Montag, 24. Oktober 2011

HUNGER



Der Film "Hunger" erzählt, wie Menschen, Gruppen und Organisationen darum ringen, eines der schlimmsten sozialen, politischen und ökonomischen Probleme unserer Tage zu lösen: den Hunger in der Welt. In fünf Ländern stellen Marcus Vetter und Karin Steinberger die Frage, wie Menschen mit dem Hunger leben, und warum so viele Konzepte der Entwicklungspolitik versagt haben. Von Haiti, wo die mittellosen Bauern mit den Zauberworten Freihandelspolitik und Strukturanpassung gelockt wurden, bis nach Kenia, wo ganze Landstriche seit Jahren von Lebensmittelhilfe abhängig sind.

Man kennt das Bild mittlerweile. Ein Boot voller Menschen am Touristenstrand auf Gran Canaria. Sie schleppen sich durch den Sand, halb verhungert, bleiben einfach liegen und schauen auf die unter Sonnenschirmen liegenden Touristen. Sie sind Boten eines explosionsartigen Bevölkerungs-wachstums, das zu 95 Prozent in den Entwicklungsländern stattfindet. Sie zahlen ein Vermögen, um auf überfüllten Fischerbooten in eine Welt überzusetzen, die sie nicht kennen, aber von der sie wunderbare Dinge gehört haben. Unvorstellbaren Reichtum glauben sie dort zu finden, und Glück. Was aber treibt Menschen dazu, ihre Familien und ihre Heimat zurückzulassen und ihr Leben für eine ungewisse Zukunft zu riskieren?

Warum ist die Bekämpfung von Hunger so schwierig? Fakt ist: Es werden zehn Prozent mehr Lebensmittel produziert als man benötigt, um alle Menschen satt zu bekommen. Marcus Vetter und Karin Steinberger sind in fünf Ländern auf Spurensuche gewesen: Was sind die Gründe für Hunger?

Mauretanien ist für viele Afrikaner das Tor zur Welt – d. h. Europa. Tausende versuchen von der Hafenstadt Nouadhibou aus vor dem Hunger zu fliehen. Für viele ist es eine Flucht in den Tod. In Kenia verdursten im Schatten der Touristenhotels die Menschen, weil die reichen Wasservorkommen kanalisiert wurden, um zum Beispiel die riesigen Rosenplantagen zu bewässern. Die Blumen sind für europäische Großmärkte bestimmt. Deshalb glaubt eine junge Kenianerin, dass in Europa paradiesische Zustände herrschen.

In Indien versuchen Kleinbauern mit geringem Erfolg mit gen-manipuliertem Reis zu überleben.
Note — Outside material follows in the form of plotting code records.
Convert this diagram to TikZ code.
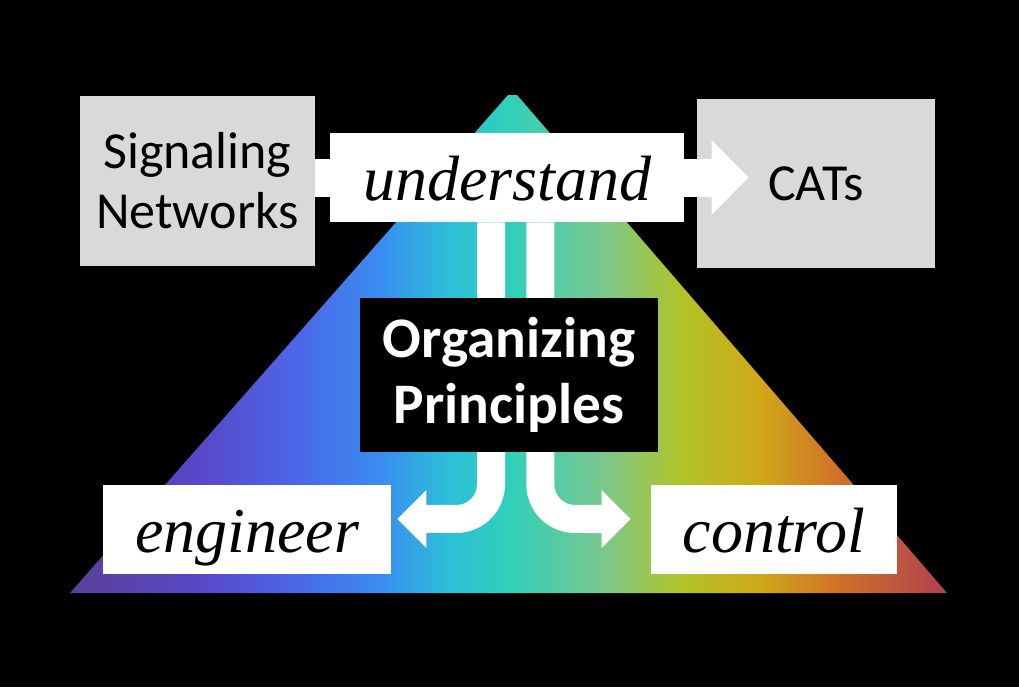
\documentclass[tikz,border=0pt]{standalone}
\usepackage{fontspec}
\setmainfont{Liberation Serif}
\setsansfont{Carlito}
\usetikzlibrary{arrows.meta,calc}
\definecolor{boxgrey}{HTML}{D9D9D9}
\definecolor{sp0}{HTML}{5A3F98}
\definecolor{sp1}{HTML}{5848C8}
\definecolor{sp2}{HTML}{4A68E8}
\definecolor{sp3}{HTML}{3A8CF0}
\definecolor{sp4}{HTML}{2CC0D8}
\definecolor{sp5}{HTML}{30D0B8}
\definecolor{sp6}{HTML}{78C890}
\definecolor{sp7}{HTML}{B0C428}
\definecolor{sp8}{HTML}{D0A818}
\definecolor{sp9}{HTML}{D07028}
\definecolor{sp10}{HTML}{B04050}
\pgfdeclarehorizontalshading{spectrum}{100bp}{color(0bp)=(sp0); color(25bp)=(sp0);
  color(32.4bp)=(sp1); color(38.1bp)=(sp2); color(42.65bp)=(sp3); color(46.65bp)=(sp4);
  color(50.1bp)=(sp5); color(55.2bp)=(sp6); color(59.8bp)=(sp7); color(64.35bp)=(sp8);
  color(68.9bp)=(sp9); color(75bp)=(sp10); color(100bp)=(sp10)}
\begin{document}
\begin{tikzpicture}[x=0.75pt,y=-0.75pt,
  greybox/.style={fill=boxgrey,inner sep=0pt,minimum height=127pt,align=center,font=\sffamily\fontsize{39}{45}\selectfont},
  wordbox/.style={fill=white,inner sep=0pt,minimum height=67pt,text height=35pt,text depth=0pt,font=\itshape\fontsize{48}{54}\selectfont},
  orgbox/.style={fill=black,text=white,inner sep=0pt,minimum width=223.5pt,minimum height=115.5pt,align=center,font=\sffamily\bfseries\fontsize{43}{49}\selectfont},
  bigarrow/.style={white,line width=28.5pt,-{Triangle[length=27.75pt,width=54pt]}},
  flowarrow/.style={white,line width=21pt,rounded corners=26pt,-{Triangle[length=21.75pt,width=42pt]}}]
% background and pyramid
\fill[black] (0,0) rectangle (1019,687);
\useasboundingbox (0,0) rectangle (1019,687);
\shade[shading=spectrum] (70,593) -- (508,95) -- (517,95) -- (947,593) -- cycle;
% boxes
\node[greybox,minimum width=176pt] (sig) at (197.5,181) {Signaling\\Networks};
\node[greybox,minimum width=178.5pt] (cats) at (816,183.5) {CATs};
\node[wordbox,minimum width=216pt] (eng) at (247,529.5) {engineer};
\node[wordbox,minimum width=184.5pt] (ctl) at (774,529.5) {control};
\coordinate (mid) at (0,177.5);
\draw[bigarrow] (sig.east |- mid) -- ([xshift=39pt]cats.west |- mid);
\node[wordbox,minimum width=265.5pt] (und) at (507,177.5) {understand};
% arrows down to engineer / control
\draw[flowarrow] ([xshift=-12pt]und.south) |- ([xshift=4.5pt,yshift=7.9pt]eng.east);
\draw[flowarrow] ([xshift=25pt]und.south) |- ([xshift=-15pt,yshift=7.9pt]ctl.west);
\node[orgbox] (org) at (509,375) {Organizing\\Principles};
\end{tikzpicture}
\end{document}
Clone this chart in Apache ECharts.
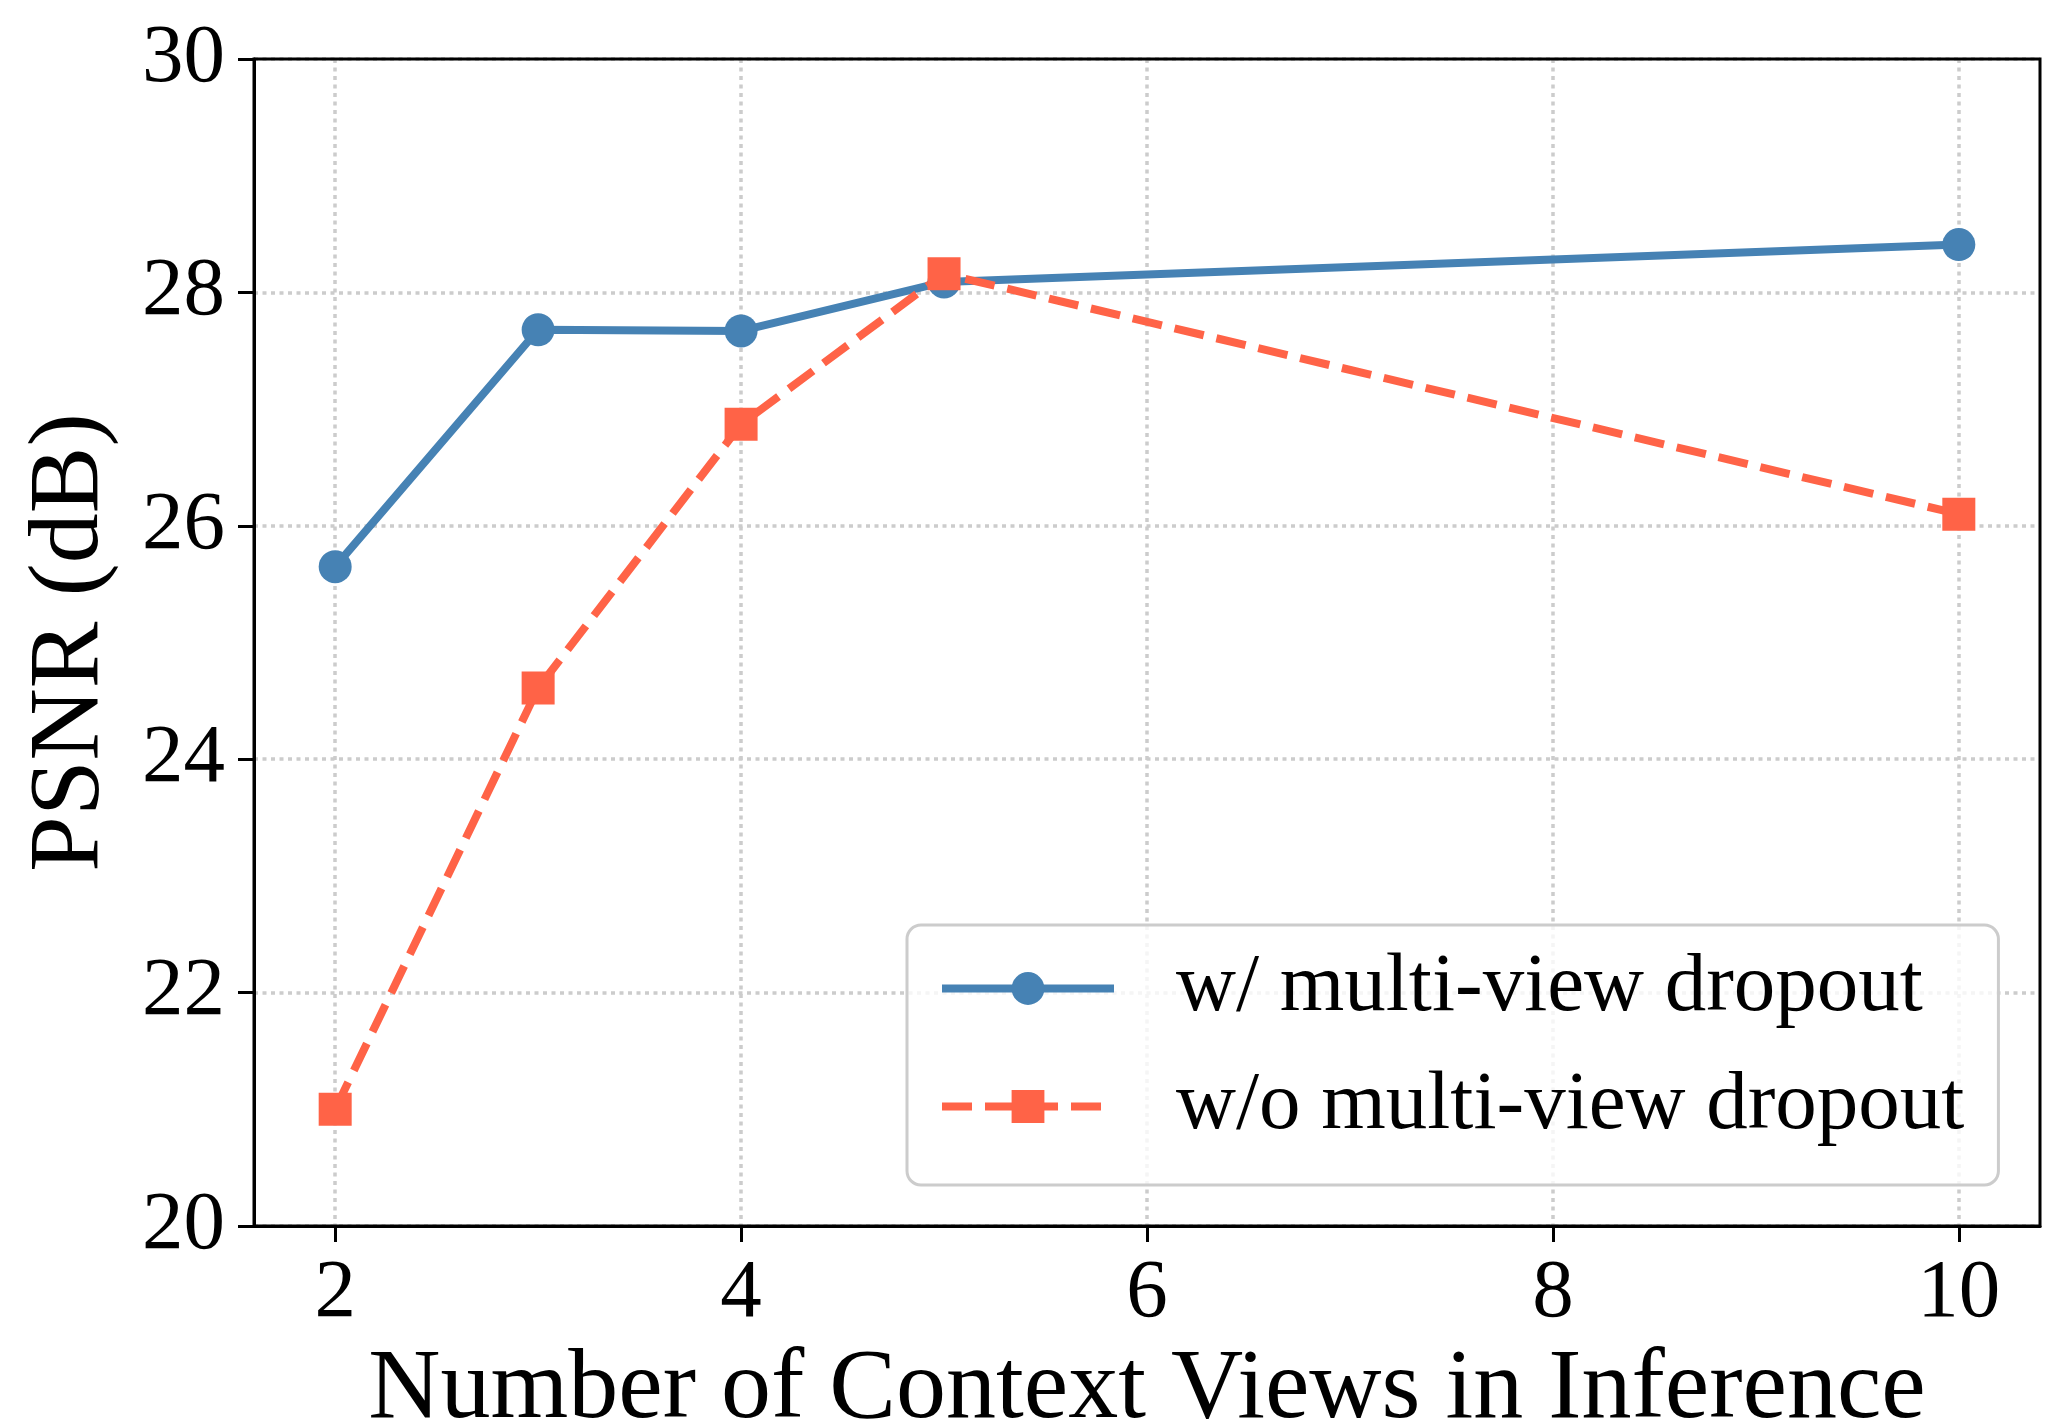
<!DOCTYPE html>
<html>
<head>
<meta charset="utf-8">
<script src="https://cdn.jsdelivr.net/npm/echarts@6/dist/echarts.min.js"></script>
<style>
  html, body { margin: 0; padding: 0; background: #fff; }
  #chart { width: 2071px; height: 1422px; }
</style>
</head>
<body>
<div id="chart"></div>
<script>
// context views used at inference
const views = [2, 3, 4, 5, 10];
const xTicks = [2, 4, 6, 8, 10];
// PSNR (dB)
const withDropout = [25.65, 27.68, 27.67, 28.09, 28.41];
const withoutDropout = [21.0, 24.61, 26.87, 28.16, 26.1];

const FONT = 'Liberation Serif';
const BLUE = '#4682B4';
const RED = '#FF6347';

const pairs = (xs, ys) => xs.map((x, i) => [x, ys[i]]);

const chart = echarts.init(document.getElementById('chart'));

const gridLine = {
  show: true,
  lineStyle: { color: '#cccccc', width: 3.5, type: [4, 4.5] }
};

chart.setOption({
  animation: false,
  grid: {
    left: 254, right: 31, top: 59, bottom: 196,
    outerBoundsMode: 'none',
    // border above the dotted split lines, below the series
    z: 1,
    show: true, borderColor: '#000', borderWidth: 3
  },
  xAxis: {
    type: 'value',
    min: 1.6,
    max: 10.4,
    name: 'Number of Context Views in Inference',
    nameLocation: 'middle',
    nameGap: 110,
    nameTextStyle: { fontFamily: FONT, fontSize: 100, color: '#000' },
    axisLine: { lineStyle: { color: '#000', width: 3 } },
    axisTick: { customValues: xTicks, length: 16, lineStyle: { width: 3, color: '#000' } },
    axisLabel: { customValues: xTicks, margin: 27, fontFamily: FONT, fontSize: 83, color: '#000' },
    splitLine: gridLine
  },
  yAxis: {
    type: 'value',
    min: 20,
    max: 30,
    interval: 2,
    name: 'PSNR (dB)',
    nameLocation: 'middle',
    nameGap: 133,
    nameTextStyle: { fontFamily: FONT, fontSize: 100, color: '#000' },
    axisLine: { show: true, lineStyle: { color: '#000', width: 3 } },
    axisTick: { show: true, length: 16, lineStyle: { width: 3, color: '#000' } },
    axisLabel: { margin: 29, fontFamily: FONT, fontSize: 83, color: '#000' },
    splitLine: gridLine
  },
  legend: {
    orient: 'vertical',
    left: 907,
    top: 925,
    padding: [22, 34, 37, 31],
    itemWidth: 172,
    itemHeight: 41,
    itemGap: 35,
    backgroundColor: 'rgba(255,255,255,0.8)',
    borderColor: '#cccccc',
    borderWidth: 3,
    borderRadius: 14,
    lineStyle: { width: 8 },
    textStyle: {
      fontFamily: FONT, fontSize: 83, color: '#000',
      padding: [0, 0, 0, 57]
    },
    data: ['w/ multi-view dropout', 'w/o multi-view dropout']
  },
  series: [
    {
      name: 'w/ multi-view dropout',
      type: 'line',
      data: pairs(views, withDropout),
      symbol: 'circle',
      symbolSize: 33,
      lineStyle: { color: BLUE, width: 8 },
      itemStyle: { color: BLUE }
    },
    {
      name: 'w/o multi-view dropout',
      type: 'line',
      data: pairs(views, withoutDropout),
      symbol: 'rect',
      symbolSize: 33,
      lineStyle: { color: RED, width: 8, type: [30, 13] },
      itemStyle: { color: RED }
    }
  ]
});
</script>
</body>
</html>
In Brasilien stellen Bauern längst die Bewohner der Favelas an der Peripherie der Großstädte. Brutal durchgesetzte Monokulturen der Großunternehmen haben ihnen die Lebensgrundlage entzogen. Auch noch ein halbes Jahr nach dem schweren Erdbeben auf Haiti, gehört Hunger zum Alltag der Menschen.

An fünf Beispielen dokumentieren Marcus Vetter und Karin Steinberger in ihrem Film Hunger in der Welt: Dabei haben sie auf die üblichen Bilder von hungernden afrikanischer Kinder verzichtet, sondern machen Hunger als Symptom einer globalen Krise deutlich. Für bloße Betroffenheit ist es inzwischen zu spät.
Mit ihrer Dokumentation „Hunger“ ist Karin Steinberger und Marcus Vetter inhaltlich und formal ein vorzüglicher Film gelungen, der unsentimental von Verlusten berichtet, aber auch Perspektiven aufzeigt.